• _DIRECTIONS FOR THIS TASK_: Only the lines holding the string "code" are needed. Copy each one.

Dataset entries
• • • •
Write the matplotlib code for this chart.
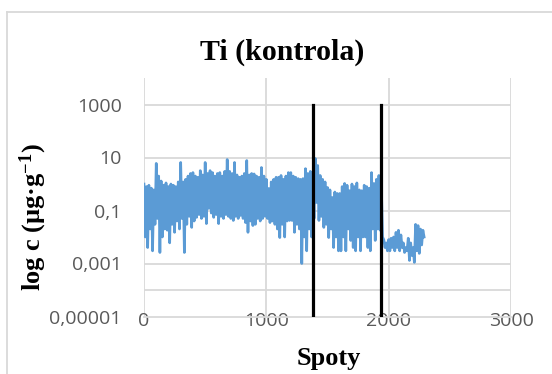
import matplotlib
matplotlib.use("Agg")
import matplotlib.pyplot as plt
import numpy as np
from matplotlib.lines import Line2D

# Ti concentration per spot (µg/g), one reading every 10 spots
spot_step = 10
ti_values = [
    1.0, 0.01, 0.8, 0.004, 0.9, 0.02, 0.7, 0.003, 0.6, 0.03,
    6.0, 0.05, 2.0, 0.0026, 1.3, 0.01, 0.9, 0.02, 1.1, 0.018,
    0.8, 0.006, 1.0, 0.03, 0.9, 0.015, 0.8, 0.04, 1.2, 0.02,
    6.5, 0.05, 1.2, 0.0026, 1.5, 0.03, 2.0, 0.06, 2.5, 0.023,
    2.7, 0.04, 2.0, 0.055, 1.8, 0.07, 3.2, 0.05, 2.2, 0.06,
    6.5, 0.032, 2.5, 0.12, 3.2, 0.08, 2.7, 0.055, 2.0, 0.07,
    2.5, 0.032, 2.7, 0.06, 2.0, 0.05, 3.0, 0.07, 8.4, 0.06,
    3.0, 0.05, 2.5, 0.042, 6.5, 0.06, 2.2, 0.05, 1.8, 0.065,
    2.0, 0.05, 2.5, 0.035, 7.7, 0.015, 2.2, 0.04, 2.5, 0.027,
    2.4, 0.03, 2.0, 0.05, 1.8, 0.04, 4.2, 0.05, 2.0, 0.06,
    1.5, 0.05, 0.68, 0.035, 1.2, 0.04, 1.5, 0.03, 1.8, 0.02,
    1.8, 0.0095, 2.1, 0.03, 1.5, 0.01, 2.0, 0.04, 2.7, 0.042,
    2.7, 0.042, 2.0, 0.015, 1.8, 0.03, 1.6, 0.02, 1.5, 0.001,
    1.6, 0.01, 3.8, 0.003, 2.5, 0.02, 3.0, 0.01, 2.0, 0.05,
    9.2, 0.2, 5.0, 0.042, 2.1, 0.06, 1.5, 0.023, 1.2, 0.03,
    0.74, 0.0095, 0.6, 0.02, 0.31, 0.004, 0.5, 0.01, 0.44, 0.003,
    0.44, 0.003, 0.8, 0.01, 1.05, 0.003, 0.9, 0.02, 0.56, 0.0074,
    1.0, 0.004, 0.8, 0.003, 1.1, 0.01, 0.6, 0.003, 0.56, 0.01,
    0.9, 0.01, 0.8, 0.004, 0.7, 0.003, 2.7, 0.02, 1.05, 0.0074,
    1.5, 0.02, 2.1, 0.018, 1.0, 0.01, 0.008, 0.004, 0.006, 0.003,
    0.008, 0.003, 0.009, 0.004, 0.01, 0.003, 0.015, 0.004, 0.018, 0.003,
    0.012, 0.004, 0.006, 0.0026, 0.004, 0.003, 0.009, 0.0013, 0.006, 0.002,
    0.004, 0.0011, 0.03, 0.003, 0.027, 0.0024, 0.02, 0.005, 0.018, 0.01,
]
spots = np.arange(len(ti_values)) * spot_step

# section boundaries drawn as vertical black bars
boundary_spots = [1380, 1940]
boundary_low, boundary_high = 1e-5, 1000

x_ticks = [0, 1000, 2000, 3000]
y_ticks = [1e-5, 1e-3, 1e-1, 10, 1000]
y_tick_labels = ["0,00001", "0,001", "0,1", "10", "1000"]
y_grid = [1e-4, 1e-3, 1e-1, 10, 1000]

plt.rcParams['mathtext.fontset'] = 'custom'
plt.rcParams['mathtext.rm'] = 'Liberation Serif:bold'
plt.rcParams['mathtext.it'] = 'Liberation Serif:bold'
plt.rcParams['mathtext.bf'] = 'Liberation Serif:bold'

W, H = 552, 374
fig = plt.figure(figsize=(W / 100, H / 100), dpi=100)
ax = fig.add_axes([144 / W, 1 - 316.5 / H, (511 - 144) / W, (316.5 - 78) / H])

grid_c = '#D9D9D9'
ax.set_yscale('log')
ax.set_xlim(0, 3000)
ax.set_ylim(1e-5, 1e4)

for yv in y_grid:
    ax.axhline(yv, color=grid_c, lw=1.3, zorder=0)
for xv in x_ticks:
    ax.axvline(xv, color=grid_c, lw=1.3, zorder=0)

for s in ['top', 'right', 'left']:
    ax.spines[s].set_visible(False)
ax.spines['bottom'].set_color(grid_c)
ax.spines['bottom'].set_linewidth(1.3)

ax.plot(spots, ti_values, color='#5B9BD5', lw=1.9, zorder=2)
for b in boundary_spots:
    ax.plot([b, b], [boundary_low, boundary_high], color='black', lw=2.3, zorder=3)

tick_font = dict(family='Open Sans', size=14, color='#595959')
ax.set_xticks(x_ticks)
ax.set_xticklabels([str(t) for t in x_ticks], **tick_font)
ax.set_yticks(y_ticks)
ax.set_yticklabels(y_tick_labels, **tick_font)
ax.yaxis.set_minor_locator(matplotlib.ticker.NullLocator())
ax.tick_params(axis='x', length=0, pad=-3)
ax.tick_params(axis='y', length=0, pad=16)

fig.text(282 / W, 1 - 52 / H, 'Ti (kontrola)', family='Liberation Serif',
         fontweight='bold', fontsize=21.5, ha='center', va='center')
fig.text(329 / W, 1 - 358 / H, 'Spoty', family='Liberation Serif',
         fontweight='bold', fontsize=19, ha='center', va='center')
fig.text(33 / W, 1 - 217 / H, r'log c (µg·g$^{-1}$)', family='Liberation Serif',
         fontweight='bold', fontsize=19, ha='center', va='center', rotation=90)

# light frame around the chart area
fig.add_artist(Line2D([6.5 / W, 6.5 / W], [0, 1 - 12 / H], color=grid_c, lw=1.3))
fig.add_artist(Line2D([6.5 / W, 1], [1 - 12 / H, 1 - 12 / H], color=grid_c, lw=1.3))

fig.savefig('out.png', dpi=100)
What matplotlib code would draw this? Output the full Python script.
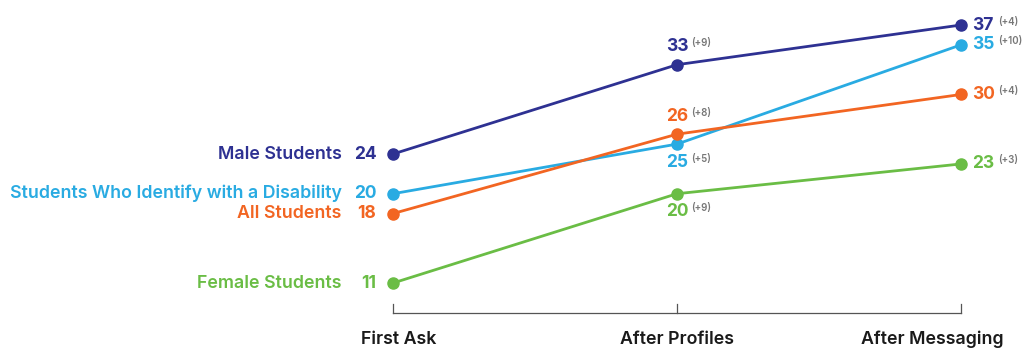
import matplotlib
matplotlib.use("Agg")
import matplotlib.pyplot as plt

plt.rcParams['font.family'] = ['Inter', 'DejaVu Sans']

categories = ['First Ask', 'After Profiles', 'After Messaging']
groups = ['Male Students', 'Students Who Identify with a Disability', 'All Students', 'Female Students']
male = [24, 33, 37]
disability = [20, 25, 35]
all_students = [18, 26, 30]
female = [11, 20, 23]

series = [male, disability, all_students, female]
colors = ['#2e3192', '#29abe2', '#f26522', '#6abd45']
mid_above = [True, False, True, False]

fig = plt.figure(figsize=(10.26, 3.52), dpi=100)
ax = fig.add_axes([0, 0, 1, 1])
px = 284.0
ax.set_xlim(-393 / px, 2 + 65 / px)
ax.set_ylim(4.05, 39.52)
ax.axis('off')

x = list(range(len(categories)))
for name, vals, c, above in zip(groups, series, colors, mid_above):
    ax.plot(x, vals, color=c, lw=2.0, marker='o', ms=8, zorder=3, solid_capstyle='round')
    # left side: group label + start value
    ax.annotate(str(vals[0]), (x[0], vals[0]), xytext=(-12, 0), textcoords='offset points',
                ha='right', va='center', color=c, fontsize=12.5, fontweight='bold')
    ax.annotate(name, (x[0], vals[0]), xytext=(-37, 0), textcoords='offset points',
                ha='right', va='center', color=c, fontsize=12.8, fontweight='semibold')
    # middle value
    dy = 13 if above else -13
    ax.annotate(str(vals[1]), (x[1], vals[1]), xytext=(0, dy), textcoords='offset points',
                ha='center', va='center', color=c, fontsize=12.5, fontweight='bold')
    ax.annotate('(+%d)' % (vals[1] - vals[0]), (x[1], vals[1]), xytext=(10, dy + 2.5),
                textcoords='offset points', ha='left', va='center', color='#777777',
                fontsize=7, fontweight='semibold')
    # right value
    ax.annotate(str(vals[2]), (x[2], vals[2]), xytext=(8, 0), textcoords='offset points',
                ha='left', va='center', color=c, fontsize=12.5, fontweight='bold')
    ax.annotate('(+%d)' % (vals[2] - vals[1]), (x[2], vals[2]), xytext=(27, 2.5),
                textcoords='offset points', ha='left', va='center', color='#777777',
                fontsize=7, fontweight='semibold')

# bracket-style axis
ax.plot([x[0], x[-1]], [8.0, 8.0], color='#555555', lw=0.9, zorder=1)
for xi in x:
    ax.plot([xi, xi], [8.0, 8.85], color='#555555', lw=0.9, zorder=1)

label_shift = [4, 0, -21]
for xi, lab, s in zip(x, categories, label_shift):
    ax.annotate(lab, (xi, 5.3), xytext=(s, 0), textcoords='offset points',
                ha='center', va='center', color='#1a1a1a', fontsize=12.8, fontweight='semibold')

fig.savefig('out.png', dpi=100)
• • • •
• _TASK RESPONSE_:
Write the matplotlib code for this chart.
What matplotlib code would draw this? Output the full Python script.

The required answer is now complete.